Como você avalia a presença da mulher autora dentro da música popular brasileira e quais as principais diferenças em relação à época que você surgiu e agora?

Quando comecei, com 19 anos, no final dos anos 60, quase não havia mulheres compositoras na cena da música brasileira. Principalmente compondo na primeira pessoa do singular. Ao longo desses anos todos, principalmente a partir dos anos 80, isso mudou bastante, e hoje em dia temos muitas compositoras e também muitas instrumentistas, o que muito me alegra, acho ótimo e fundamental. Espero que haja cada vez mais mulheres autoras no país.

Quem foram suas principais referências e quando você teve certeza que esse era o caminho a trilhar?

Minhas influências são justamente o samba, a bossa nova, o jazz, a música clássica, principalmente dos impressionistas franceses. Tudo isso misturado. Minhas primeiras lembranças musicais remetem aos Carnavais cariocas da minha infância. Sou graduada em jornalismo pela PUC do Rio de Janeiro, esse era uma espécie de ‘plano B’, caso a música não desse certo e me rendesse frutos. Mas, desde sempre, soube que era esse meu caminho e meu dom.

Qual sua avaliação sobre o atual momento da música brasileira?

É muito complicado. E não sei se tem a ver exatamente com as plataformas digitais, isso é uma mudança que estamos atravessando em todos os níveis, não só na música, mas na literatura, na imprensa escrita, nas televisões, no cinema, em todas as mídias. E também nas relações interpessoais.
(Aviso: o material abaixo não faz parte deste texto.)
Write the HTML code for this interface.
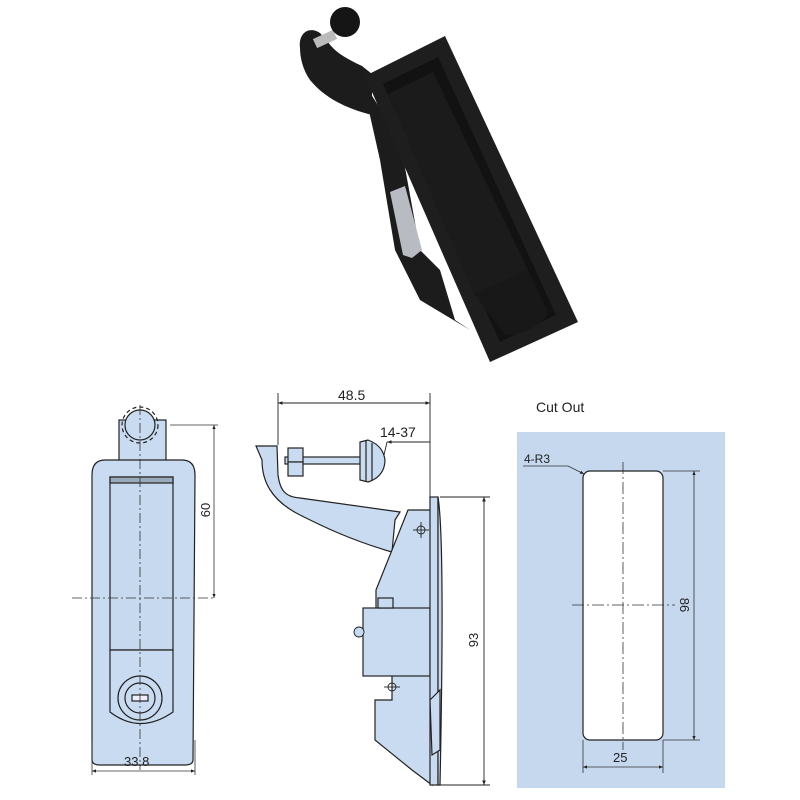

O empobrecimento da música brasileira que hoje em dia é exposta nas TVs e nas rádios tem muito mais a ver com uma questão da qual estamos apenas levantando a primeira ponta do iceberg agora: corrupção.

Quais são seus planos?

Projetos para o futuro próximo incluem meus 50 anos de carreira, que se completarão em 2018. E uma ida a Belo Horizonte em breve, com a turnê desse disco novo, mas ainda não tenho a data acertada.